By Jim Middlemiss
When Orestes Pasparakis’ client had a shotgun clause pulled on him one Sunday afternoon, the corporate litigation partner at Ogilvy Renault in Toronto had less than 30 days to help his client come up with the funds to meet the price or see his client lose his business to another shareholder.
Pasparakis turned to the Shotgun Fund, the creation of a couple of Bay Street financiers designed to assist business owners who either find themselves staring down the barrel of a shotgun clause or want to pull the trigger.
A quick 10-minute call to the fund produced a meeting a day later. “Within 24 hours, we knew we were going to do a deal,” says Pasparakis. “They provide a service that can be invaluable. It’s really an arrow in your quiver.”
The Shotgun Fund is the brainchild of Richard Reid and Jim Ambrose, partners in Argosy Partners Ltd., the general partner of the fund, which has pulled together a group of investors wiling to wade into the messy affairs of partnerships gone bad.
Reid, a former partner in Gordon Capital, got the idea for the fund while at Gordon, when a client who had a prosperous business had a shotgun clause pulled on him. The bank that had agreed to finance the owner got cold feet at the last minute, leaving the owner scrambling to find funds.
At the time, Reid managed the $50-million Canadian Mezzanine Fund for Gordon, which invested in firms that had a few rounds of venture capital funding, but before they went public. He was able to secure financing and that deal later provided a template for the Shotgun Fund when Reid left Gordon and formed Argosy.
He saw an opportunity to step into a funding breach when partners are in dispute and have exercised a shotgun, a provision in a shareholder’s agreement that allows one party to take out the other. The firing shareholder states a price per share at which he will either buy out the other partners or be bought out, depending on how the other partner responds.
“We have seen most of the shotguns that have gone off locally,” Reid says from his Toronto office. But that doesn’t mean the all turn into investments. The firm has invested in only a handful of deals since it was started in 1999.
Part of that reason is because of its “pretty disciplined” investing criteria, Reid says.
Also, it’s not every day that a shotgun is pulled. The firm looks for businesses that have sales of $10 million to $100 million and are typically valued at between $5 million and $20 million. They must be profitable and ideally in the manufacturing or services sector, not oil and gas or real estate.
Typically it’s a situation where there are two or three partners who are in dispute and the fund can handle multiple shotguns, which Reid notes can get complex.

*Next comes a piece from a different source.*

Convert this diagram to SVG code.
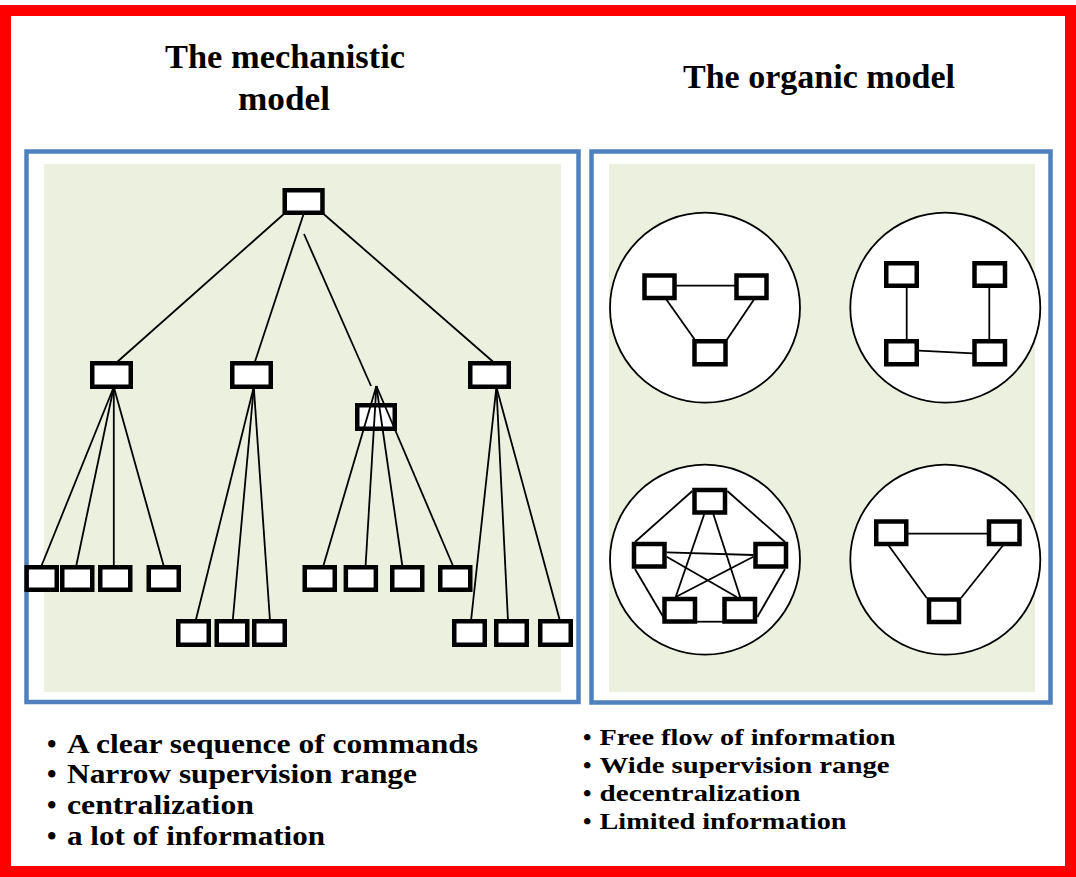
<svg xmlns="http://www.w3.org/2000/svg" width="1076" height="877" viewBox="0 0 1076 877">
<style>
.frame{fill:#fff;stroke:#FF0000;stroke-width:11}
.panel{fill:#fff;stroke:#4F81BD;stroke-width:4.5}
.bg{fill:#EBF1DE}
.n{fill:#fff;stroke:#000;stroke-width:4.5}
.c{fill:#fff;stroke:#000;stroke-width:1.8}
.l{stroke:#000;stroke-width:1.8;fill:none}
.t{font-family:"Liberation Serif","DejaVu Serif",serif;font-weight:bold;fill:#000}
.h{font-size:33px}
.b1{font-size:27px}
.b2{font-size:24px}
</style>
<rect class="frame" x="5.5" y="10.5" width="1065" height="861"/>
<g id="titles">
<text class="t h" x="285" y="68" text-anchor="middle" textLength="240" lengthAdjust="spacingAndGlyphs">The mechanistic</text>
<text class="t h" x="284" y="110" text-anchor="middle" textLength="92" lengthAdjust="spacingAndGlyphs">model</text>
<text class="t h" x="819" y="88" text-anchor="middle" textLength="272" lengthAdjust="spacingAndGlyphs">The organic model</text>
</g>
<g id="panels">
<rect class="panel" x="26.5" y="151.5" width="552" height="550.5"/>
<rect class="bg" x="44" y="164" width="517" height="528"/>
<rect class="panel" x="591.5" y="151.5" width="459" height="551"/>
<rect class="bg" x="609" y="164" width="426" height="528"/>
</g>
<g id="connectors">
<line class="l" x1="285" y1="213" x2="116" y2="363"/>
<line class="l" x1="303.6" y1="214" x2="254.5" y2="363"/>
<line class="l" x1="304" y1="234" x2="371" y2="386"/>
<line class="l" x1="322.5" y1="213" x2="494.5" y2="363"/>
<line class="l" x1="113.8" y1="387" x2="41" y2="567"/>
<line class="l" x1="113.8" y1="387" x2="76" y2="567"/>
<line class="l" x1="113.8" y1="387" x2="113.8" y2="567"/>
<line class="l" x1="113.8" y1="387" x2="164" y2="567"/>
<line class="l" x1="253.8" y1="387" x2="195.6" y2="621"/>
<line class="l" x1="253.8" y1="387" x2="232.7" y2="621"/>
<line class="l" x1="253.8" y1="387" x2="270" y2="621"/>
<line class="l" x1="496.4" y1="387" x2="471" y2="621"/>
<line class="l" x1="496.4" y1="387" x2="508" y2="621"/>
<line class="l" x1="496.4" y1="387" x2="560" y2="621"/>
</g>
<g id="mid-node-C">
<rect class="n" x="357.25" y="405.25" width="37.5" height="23.5"/>
<line class="l" x1="376.4" y1="386" x2="323" y2="567"/>
<line class="l" x1="376.4" y1="386" x2="365.5" y2="567"/>
<line class="l" x1="376.4" y1="386" x2="402.5" y2="567"/>
<line class="l" x1="376.4" y1="386" x2="453.5" y2="567"/>
</g>
<g id="node-top"><rect class="n" x="284.75" y="190.25" width="37.7" height="22.5"/></g>
<g id="node-A"><rect class="n" x="92.25" y="363.25" width="38.5" height="23.5"/></g>
<g id="node-B"><rect class="n" x="232.25" y="363.25" width="38.5" height="23.5"/></g>
<g id="node-D"><rect class="n" x="470.25" y="363.25" width="38.5" height="23.5"/></g>
<g id="leaves-A">
<rect class="n" x="26.65" y="567.25" width="30.1" height="22.5"/>
<rect class="n" x="62.25" y="567.25" width="30" height="22.5"/>
<rect class="n" x="100.25" y="567.25" width="30" height="22.5"/>
<rect class="n" x="148.75" y="567.25" width="30" height="22.5"/>
</g>
<g id="leaves-B">
<rect class="n" x="178.25" y="621.25" width="30.5" height="23.5"/>
<rect class="n" x="216.75" y="621.25" width="30.5" height="23.5"/>
<rect class="n" x="254.25" y="621.25" width="30.5" height="23.5"/>
</g>
<g id="leaves-C">
<rect class="n" x="304.75" y="567.25" width="30" height="22.5"/>
<rect class="n" x="345.85" y="567.25" width="30" height="22.5"/>
<rect class="n" x="392.25" y="567.25" width="30" height="22.5"/>
<rect class="n" x="440.25" y="567.25" width="30" height="22.5"/>
</g>
<g id="leaves-D">
<rect class="n" x="454.25" y="621.25" width="30.5" height="23.5"/>
<rect class="n" x="496.25" y="621.25" width="30.5" height="23.5"/>
<rect class="n" x="540.25" y="621.25" width="30.5" height="23.5"/>
</g>
<g id="circle-1">
<circle class="c" cx="705" cy="307.7" r="95"/>
<line class="l" x1="676" y1="285.7" x2="735" y2="285.7"/>
<line class="l" x1="666" y1="299" x2="695" y2="340"/>
<line class="l" x1="754.3" y1="299" x2="726.7" y2="340"/>
<rect class="n" x="644.5" y="275.5" width="30" height="22.5"/>
<rect class="n" x="736.5" y="275.5" width="30" height="22.5"/>
<rect class="n" x="694.5" y="341.25" width="31" height="23"/>
</g>
<g id="circle-2">
<circle class="c" cx="945.3" cy="307.7" r="95"/>
<line class="l" x1="906.7" y1="287" x2="906.7" y2="340"/>
<line class="l" x1="989.3" y1="287" x2="989.3" y2="340"/>
<line class="l" x1="919" y1="350.7" x2="973" y2="353.3"/>
<rect class="n" x="886.25" y="263.25" width="30.5" height="22.5"/>
<rect class="n" x="974.5" y="263.25" width="30.5" height="22.5"/>
<rect class="n" x="886.25" y="341.25" width="30.5" height="23"/>
<rect class="n" x="974.5" y="341.25" width="30.5" height="23"/>
</g>
<g id="circle-3">
<circle class="c" cx="705" cy="559.7" r="95"/>
<line class="l" x1="692.3" y1="491" x2="635" y2="542"/>
<line class="l" x1="727.3" y1="491" x2="785" y2="542"/>
<line class="l" x1="635" y1="569" x2="663.3" y2="617"/>
<line class="l" x1="785" y1="569" x2="757.3" y2="617"/>
<line class="l" x1="697" y1="621.7" x2="723" y2="621.7"/>
<line class="l" x1="666.7" y1="552.3" x2="753.3" y2="555"/>
<line class="l" x1="666.7" y1="556.7" x2="736.7" y2="597"/>
<line class="l" x1="753.3" y1="556.7" x2="675.7" y2="597"/>
<line class="l" x1="704.3" y1="514" x2="675.7" y2="597"/>
<line class="l" x1="713.3" y1="514" x2="741.7" y2="601.7"/>
<rect class="n" x="694.5" y="490" width="30.5" height="22.5"/>
<rect class="n" x="634" y="544" width="30.5" height="22.5"/>
<rect class="n" x="755.5" y="544" width="30.5" height="22.5"/>
<rect class="n" x="664.5" y="599" width="30.5" height="22.5"/>
<rect class="n" x="724.5" y="599" width="30.5" height="22.5"/>
</g>
<g id="circle-4">
<circle class="c" cx="945.3" cy="559.7" r="95"/>
<line class="l" x1="908" y1="533.7" x2="987" y2="533.7"/>
<line class="l" x1="888.3" y1="545" x2="926.7" y2="598"/>
<line class="l" x1="1003.3" y1="545" x2="961" y2="598"/>
<rect class="n" x="876.25" y="521.5" width="30" height="22.5"/>
<rect class="n" x="989" y="521.5" width="30.5" height="22.5"/>
<rect class="n" x="929" y="599.5" width="30" height="22.5"/>
</g>
<g id="bullets-left">
<text class="t b1" y="753"><tspan x="47">•</tspan><tspan x="67" textLength="411" lengthAdjust="spacingAndGlyphs">A clear sequence of commands</tspan></text>
<text class="t b1" y="783"><tspan x="47">•</tspan><tspan x="67" textLength="350" lengthAdjust="spacingAndGlyphs">Narrow supervision range</tspan></text>
<text class="t b1" y="814"><tspan x="47">•</tspan><tspan x="67" textLength="187" lengthAdjust="spacingAndGlyphs">centralization</tspan></text>
<text class="t b1" y="844.5"><tspan x="47">•</tspan><tspan x="67" textLength="258" lengthAdjust="spacingAndGlyphs">a lot of information</tspan></text>
</g>
<g id="bullets-right">
<text class="t b2" y="745"><tspan x="583">•</tspan><tspan x="599.5" textLength="296" lengthAdjust="spacingAndGlyphs">Free flow of information</tspan></text>
<text class="t b2" y="773"><tspan x="583">•</tspan><tspan x="599.5" textLength="290" lengthAdjust="spacingAndGlyphs">Wide supervision range</tspan></text>
<text class="t b2" y="800.5"><tspan x="583">•</tspan><tspan x="599.5" textLength="201" lengthAdjust="spacingAndGlyphs">decentralization</tspan></text>
<text class="t b2" y="828.5"><tspan x="583">•</tspan><tspan x="599.5" textLength="247" lengthAdjust="spacingAndGlyphs">Limited information</tspan></text>
</g>
</svg>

Reid believes the fund is the only one of its type in North America, and he gets queries from as far away as the U.S. and Europe. “Often we see both sides of the shotgun,” he says, explaining that “it’s important [for lawyers] to get us first.”
Richard Bain, a corporate lawyer with Robins Appleby & Taub, who advises the fund on transactions, says lawyers are often faced with the problem of how do we respond to a shotgun we’ve received.
There’s “limited time” and he says one of the fund’s appeals is its ability to respond quickly. That’s because it’s “not bureaucratic,” with the “result that a decision can be taken to say yes or no within a matter of hours.”
Reid says the firm can respond quickly because of a template list of questions it has developed that it uses to assess a deal and he’s particularly proud of the firm’s ability to say yea or nay quickly.
“We can let you know within 48 hours if we’re interested and are capable of doing a deal within a five-day time frame.”
The fund’s literature stresses that it’s not an operator. Rather, it leaves that task up to the shareholder that’s left standing at the end of the day.
What it wants to do is step into the shoes of the departing shareholder and hang around for up to five years letting the owner manage the business.
When a shotgun is triggered, it’s usually because “one party is trying to take advantage of another party at a weak moment” and there’s a power imbalance, Reid says. It could be an instance where a shareholder is going through a divorce and they’re strapped financially or a sickness or even a collapsed stock market that has left a partner short of funds to fend off a shotgun. “We level the playing field.”
Reid says it’s his experience that once the “smoke has cleared” and the ownership dispute is settled, “often the business starts performing better. The malaise is gone.”
Shotgun clauses work best when the parties are on equal footing, he says, which is why the fund doesn’t use them in its own arrangements with its new shareholders.
Reid says that while such clauses are not an “anathema” they can be very helpful in a partnership dispute “because they ensure something will happen.”
However, he notes, they’re all over the map when it comes to drafting. He says that lawyers who draft them need to keep them simple and include penalties for not closing, because it “makes the clause real.”
Bain agrees that he’s seen some “pretty bad ones” with “funny language” that “you don’t want to see.” He warns that “in my experience, the guy who pulls the shotgun is going to be the seller. If he pulls the trigger, he’s going. I’ve seen that time and again.”
In Pasparakis’ case, his client won out over the trigger-finger-happy partner. What he found appealing about the fund is that the principals are “not afraid of getting into something that’s turned ugly and trying to straighten it out.”
“That’s what fresh capital can do. They have an understanding of the litigation risks and will go into a situation where other lenders simply won’t.”